PINELLAS PARK – The Pinellas Park City Council agreed to set the city tax rate about 3 percent higher this year, allowing the city to collect a similar amount in property tax revenue despite a 1.9 percent decrease in citywide property value.
The proposed tax rate for the upcoming fiscal year is 5.5862 mills, or about $5.59 for every $1,000 in taxable property value. Council decided to tentatively increase the current rate of 5.4269 mills at the recommendation of staff and the citizens’ budget advisory committee during a workshop July 24.
The final decision on the budget and tax rate depends on the council’s vote during upcoming public hearings on Thursdays, Sept. 9 and 23. The hearings will allow Pinellas Park residents and business owners to voice their opinion on the proposed budget and tax rate.
The increase, called a “rollback rate,” is calculated so that the city collects the same amount of property tax revenue, irregardless of citywide loss in property value. However, because the rollback rate doesn’t include taxable values for new construction and new annexations, the city will actually collect slightly more in property tax revenue compared to this year’s budgeted revenue.
The city budgeted $13,260,964 in property tax revenue for the general fund, only about $25,000 more than last year.
Councilman Ed Taylor asked if the tax rate increase would end up costing some taxpayers “a little bit more.” Budget administrator Dan Katsiyiannis explained that by nature of the rollback design, most residents wouldn’t notice a difference from last year.
“And if it did cost them anything, because there are obviously a lot of different situations and scenarios that can take place, the amount of the cost would be nominal,” he said.
“Ten bucks,” Taylor suggested.
“Less than that,” Katsiyiannis countered.
Katsiyiannis also reminded council that while they could decide to decrease the tax rate, they could not increase it past the tentative rate set
Even with the tax rate increase, the city is budgeted to use about $1.5 million from its general fund reserves this year. The remaining reserves still will represent 27 percent of the general fund budget, well above the recommended percentage.
The budget also includes an increase in monthly stormwater fees. The city has been running a deficit, collecting about $600,000 from fees, but spending $1.2 million to maintain stormwater services in the city, according to budget documentation.
Under the proposed budget, residents in single family homes would pay $4 a month instead of $2, while residents behind a master meter would pay $2 instead of $1 a month. The increases also address the disparity in the fees structure between residential and commercial and industrial properties, which already pay $4 a month.

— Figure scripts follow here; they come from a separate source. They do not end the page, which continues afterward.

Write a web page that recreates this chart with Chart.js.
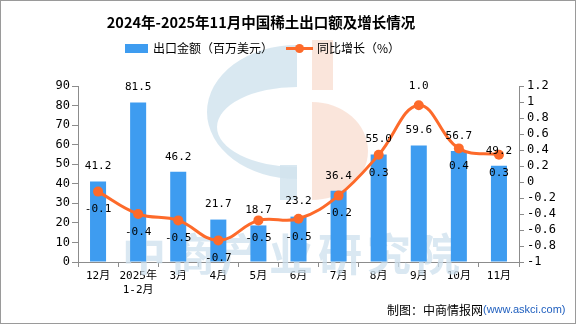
<!DOCTYPE html>
<html>
<head>
<meta charset="utf-8">
<script src="https://cdn.jsdelivr.net/npm/chart.js@4"></script>
<style>
  html, body { margin: 0; padding: 0; background: #fff; }
  #wrap { width: 576px; height: 324px; }
</style>
</head>
<body>
<div id="wrap"><canvas id="myChart" width="576" height="324"></canvas></div>
<script>
// data
const categories = ['12月', ['2025年', '1-2月'], '3月', '4月', '5月', '6月', '7月', '8月', '9月', '10月', '11月']
const exportValues = [41.2, 81.5, 46.2, 21.7, 18.7, 23.2, 36.4, 55.0, 59.6, 56.7, 49.2]
const growthRates = [-0.12, -0.40, -0.48, -0.73, -0.48, -0.46, -0.17, 0.34, 0.96, 0.42, 0.34]
const leftTicks = { min: 0, max: 90, step: 10 }
const rightTicks = { min: -1, max: 1.2, step: 0.2 }

const BAR = '#3e9cf0'
const LINE = '#fd6a2a'
const AXIS = '#8c8c8c'
const CJK = '"Noto Sans CJK SC", sans-serif'
const NUM = '"DejaVu Sans Mono", "Noto Sans CJK SC", monospace'

// faint logo + company name behind the plot
const watermark = {
    id: 'watermark',
    beforeDatasetsDraw(chart) {
        const c = chart.ctx
        c.save()
        // blue "C"
        c.beginPath()
        c.rect(190, 30, 107, 180)
        c.clip()
        c.fillStyle = 'rgba(210,228,239,0.85)'
        c.beginPath()
        c.ellipse(297, 112, 90, 67, 0, 0, Math.PI * 2)
        c.ellipse(297, 127, 80, 40, 0, 0, Math.PI * 2)
        c.fill('evenodd')
        c.restore()
        c.save()
        c.fillStyle = 'rgba(210,228,239,0.85)'
        c.fillRect(280, 165, 17, 35)
        // peach half disc
        c.fillStyle = 'rgba(250,226,215,0.9)'
        c.fillRect(312, 40, 21, 50)
        c.beginPath()
        c.ellipse(312, 151, 56, 49, 0, -Math.PI / 2, Math.PI / 2)
        c.closePath()
        c.fill()
        // company name
        c.fillStyle = 'rgba(205,224,237,0.75)'
        c.font = 'bold 44px ' + CJK
        c.textAlign = 'center'
        c.textBaseline = 'middle'
        const name = '中商产业研究院'
        for (let i = 0; i < name.length; i++) {
            c.fillText(name[i], 144 + i * 49, 254)
        }
        c.restore()
    }
}

// value labels, title, legend, footer, frame
const decorations = {
    id: 'decorations',
    afterDatasetsDraw(chart) {
        const c = chart.ctx
        c.save()
        c.fillStyle = '#000'
        c.textAlign = 'center'
        c.textBaseline = 'middle'
        c.font = '11px ' + NUM
        chart.getDatasetMeta(1).data.forEach((bar, i) => {
            c.fillText(exportValues[i].toFixed(1), bar.x, bar.y - 15)
        })
        chart.getDatasetMeta(0).data.forEach((pt, i) => {
            const dy = i === 8 ? -19 : 18
            c.fillText(growthRates[i].toFixed(1), pt.x, pt.y + dy)
        })
        c.restore()
    },
    afterDraw(chart) {
        const c = chart.ctx
        c.save()
        c.fillStyle = '#000'
        c.textBaseline = 'middle'
        c.textAlign = 'center'
        c.font = 'bold 14.5px ' + CJK
        c.fillText('2024年-2025年11月中国稀土出口额及增长情况', 261, 22)

        c.textAlign = 'left'
        c.font = '12px ' + CJK
        c.fillStyle = BAR
        c.fillRect(125, 44, 23, 9)
        c.fillStyle = '#000'
        c.fillText('出口金额（百万美元）', 153, 48.5)
        c.strokeStyle = LINE
        c.lineWidth = 3
        c.beginPath()
        c.moveTo(286, 48.5)
        c.lineTo(313, 48.5)
        c.stroke()
        c.fillStyle = LINE
        c.beginPath()
        c.arc(299.5, 48.5, 4.5, 0, Math.PI * 2)
        c.fill()
        c.fillStyle = '#000'
        c.fillText('同比增长（%）', 317, 48.5)

        c.font = '12px ' + CJK
        c.fillText('制图：中商情报网', 387, 310)
        c.fillStyle = '#1f5fbf'
        c.font = '11px "Liberation Sans", sans-serif'
        c.fillText('(www.askci.com)', 483, 310)

        c.strokeStyle = '#9a9a9a'
        c.lineWidth = 1
        c.strokeRect(0.5, 0.5, 575, 323)
        c.restore()
    }
}

const ctx = document.getElementById('myChart').getContext('2d')
const myChart = new Chart(ctx, {
    type: 'bar',
    data: {
        labels: categories,
        datasets: [{
            type: 'line',
            label: '同比增长（%）',
            data: growthRates,
            yAxisID: 'y1',
            borderColor: LINE,
            backgroundColor: LINE,
            borderWidth: 3,
            tension: 0.4,
            pointRadius: 5,
            pointBorderWidth: 0,
            pointBackgroundColor: LINE,
            order: 0,
        }, {
            label: '出口金额（百万美元）',
            data: exportValues,
            yAxisID: 'y',
            backgroundColor: BAR,
            barPercentage: 0.8,
            categoryPercentage: 0.5,
            order: 1,
        }]
    },
    options: {
        responsive: false,
        animation: false,
        devicePixelRatio: 1,
        layout: { padding: { top: 86, left: 0, right: 0, bottom: 0 } },
        plugins: {
            legend: { display: false },
            title: { display: false },
            tooltip: { enabled: false },
        },
        scales: {
            x: {
                afterFit: s => { s.height = 62 },
                border: { color: AXIS, width: 1 },
                grid: { display: true, drawOnChartArea: false, color: AXIS, tickLength: 5, offset: true },
                ticks: { color: '#000', font: { family: NUM, size: 11 }, padding: 3, maxRotation: 0, autoSkip: false },
            },
            y: {
                position: 'left',
                min: leftTicks.min,
                max: leftTicks.max,
                afterFit: s => { s.width = 78 },
                border: { color: AXIS, width: 1 },
                grid: { drawOnChartArea: false, color: AXIS, tickLength: 6 },
                ticks: { stepSize: leftTicks.step, color: '#000', font: { family: NUM, size: 12 }, padding: 2, autoSkip: false },
            },
            y1: {
                position: 'right',
                min: rightTicks.min,
                max: rightTicks.max,
                afterFit: s => { s.width = 57 },
                border: { color: AXIS, width: 1 },
                grid: { drawOnChartArea: false, color: AXIS, tickLength: 5 },
                ticks: {
                    stepSize: rightTicks.step,
                    color: '#000',
                    font: { family: NUM, size: 12 },
                    padding: 3,
                    autoSkip: false,
                    callback: v => String(Number(Number(v).toFixed(1))),
                },
            }
        }
    },
    plugins: [watermark, decorations]
})
</script>
</body>
</html>
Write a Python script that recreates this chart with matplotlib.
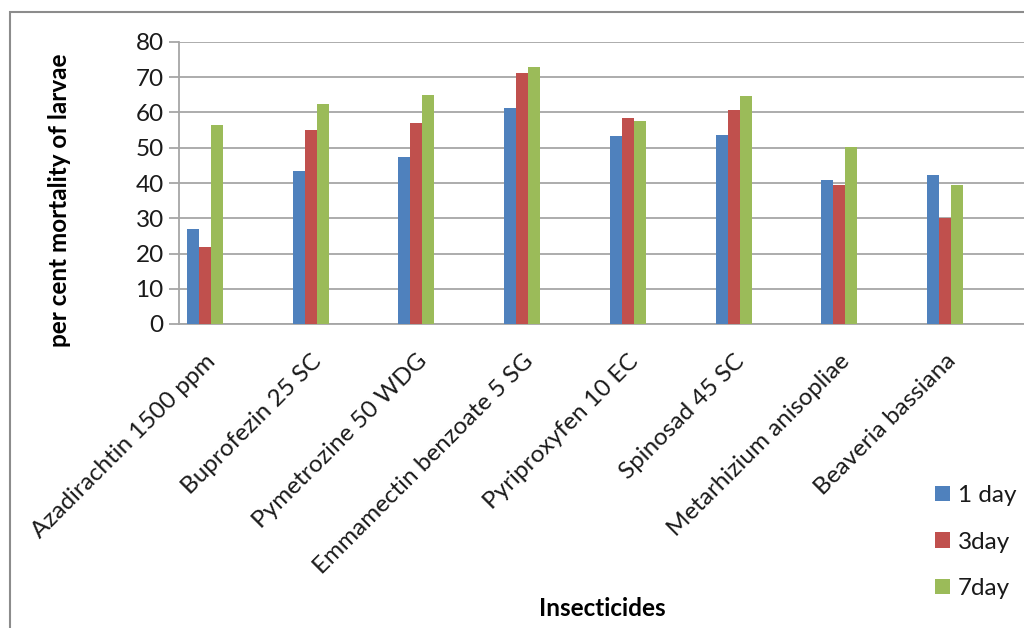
#!/usr/bin/env python3

import numpy as np
import matplotlib
matplotlib.use('Agg')
import matplotlib.pyplot as plt
from matplotlib.patches import Rectangle


insecticides = ['Azadirachtin 1500 ppm', 'Buprofezin 25 SC', 'Pymetrozine 50 WDG',
                'Emmamectin benzoate 5 SG', 'Pyriproxyfen 10 EC', 'Spinosad 45 SC',
                'Metarhizium anisopliae', 'Beaveria bassiana']
day1 = [27.0, 43.4, 47.4, 61.3, 53.2, 53.6, 40.8, 42.3]
day3 = [21.9, 55.0, 56.9, 71.1, 58.3, 60.6, 39.5, 30.1]
day7 = [56.4, 62.3, 64.9, 72.9, 57.6, 64.6, 50.1, 39.4]
series_names = ['1 day', '3day', '7day']
yticks = [0, 10, 20, 30, 40, 50, 60, 70, 80]

colors = ['#4F81BD', '#C0504D', '#9BBB59']

plt.rcParams['font.family'] = ['Lato', 'DejaVu Sans']

W, H = 1024, 628
fig = plt.figure(figsize=(W / 100, H / 100), dpi=100)

# plot area in pixels: axis at x=179, value 0 at y=324, value 80 at y=42
left_px, right_px, bottom_px, top_px = 179, 1024, 324, 42
ax = fig.add_axes([left_px / W, 1 - bottom_px / H,
                   (right_px - left_px) / W, (bottom_px - top_px) / H])

cat_w = 105.7  # px per category
first_center = 205
x = np.arange(len(insecticides))
bw = 12 / cat_w
for k, (vals, c, name) in enumerate(zip([day1, day3, day7], colors, series_names)):
    ax.bar(x + (k - 1) * bw, vals, width=bw, color=c, label=name, zorder=3)

ax.set_xlim((left_px - first_center) / cat_w, (right_px - first_center) / cat_w)
ax.set_ylim(0, 80)
ax.set_yticks(yticks)
ax.yaxis.grid(True, color='#A6A6A6', linewidth=1.3, zorder=0)
ax.set_axisbelow(True)

for s in ['top', 'right']:
    ax.spines[s].set_visible(False)
for s in ['left', 'bottom']:
    ax.spines[s].set_color('#A6A6A6')
    ax.spines[s].set_linewidth(1.3)

ax.tick_params(axis='y', length=7, width=1.3, color='#A6A6A6', pad=4,
               labelsize=17.5, labelcolor='#1a1a1a')
ax.set_xticks(x)
ax.set_xticklabels(insecticides, rotation=45, ha='right', va='top',
                   rotation_mode='anchor', fontsize=17.5, color='#1a1a1a')
ax.tick_params(axis='x', length=0, pad=19)

fig.text(60 / W, 1 - 200 / H, 'per cent mortality of larvae', rotation=90,
         ha='center', va='center', fontsize=17.5, fontweight='bold')
fig.text(602 / W, 1 - 608 / H, 'Insecticides', ha='center', va='center',
         fontsize=17.5, fontweight='bold')

fig.legend(loc='upper left', bbox_to_anchor=(923 / W, 1 - 473 / H),
           frameon=False, fontsize=17.5, handlelength=0.6, handleheight=0.6,
           handletextpad=0.35, labelspacing=1.05, borderpad=0,
           labelcolor='#1a1a1a')

# chart border (cropped at right and bottom)
fig.patches.append(Rectangle((10 / W, -0.1), 1.2, 1.1 - 12 / H,
                             transform=fig.transFigure, fill=False,
                             edgecolor='#8C8C8C', linewidth=1.5))

fig.savefig('out.png', dpi=100)
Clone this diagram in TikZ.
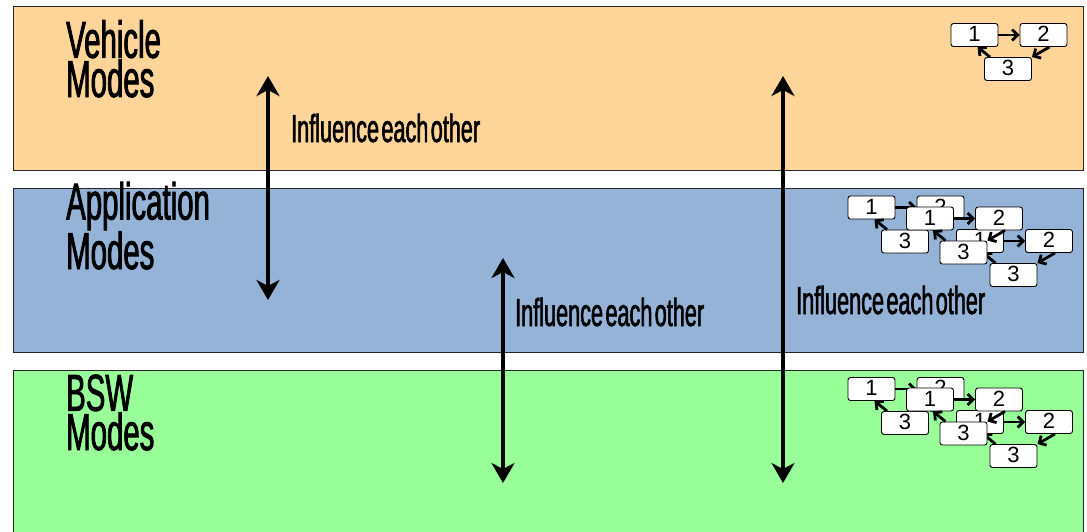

“The stormwater, that is significant. I don’t know any way around it,” Taylor said, anticipating a public outcry to the increase. “Everybody needs a little more right now.”
With a “soft hiring freeze” still in effect, as it has been since early 2007, the city made several changes to personnel, including the restructuring of the human resources department and four divisions within public works. The changes amounted to an overall decrease of one full-time position, which will save the city about $100,000 annually, according to budget documentation.
“Further reductions in operating expenditures are not achievable without eliminating some major programs,” Katsiyiannis stated in the introduction of the budget draft.
The council did suggest changes to the city’s grants, requesting an overall increase of $21,000 given to charitable organizations. Councilman Rick Butler asked that the amount given to both Pinellas Hope, the homeless shelter often called Tent City, and Safe Harbor, the Pinellas County Sheriff’s Office homeless shelter and inmate reentry program, increase from the budgeted $25,000 to $35,000. He also suggested that the grant supplied to Vincent House, a job and rehabilitation program for adults with mental illnesses, increase to $2,000,
His fellow council members in attendance agreed.
The budget hearings on Sept. 9 and 23 will be held at 7:30 p.m., at City Hall, 5141 78th Ave. N.
Davis Field redevelopment project denied
During its public meeting July 28, the council unanimously sided with the Davis Field neighborhood residents who did not want a 1.5 acre property at 7755 62nd Way divided into seven lots instead of five. The plan had also called for a residential planned unit development overlay, which would have allowed the developer more flexibility and less city oversight.
While the owner argued that the five lots hadn’t sold because they were too large, residents said they didn’t want an overdeveloped property to attract more blight to their neighborhood.
Butler pointed out that the council has already allowed the property to change from the original seven lots to five and expressed a hope that the owner would build five houses on the property without asking the council for any more changes.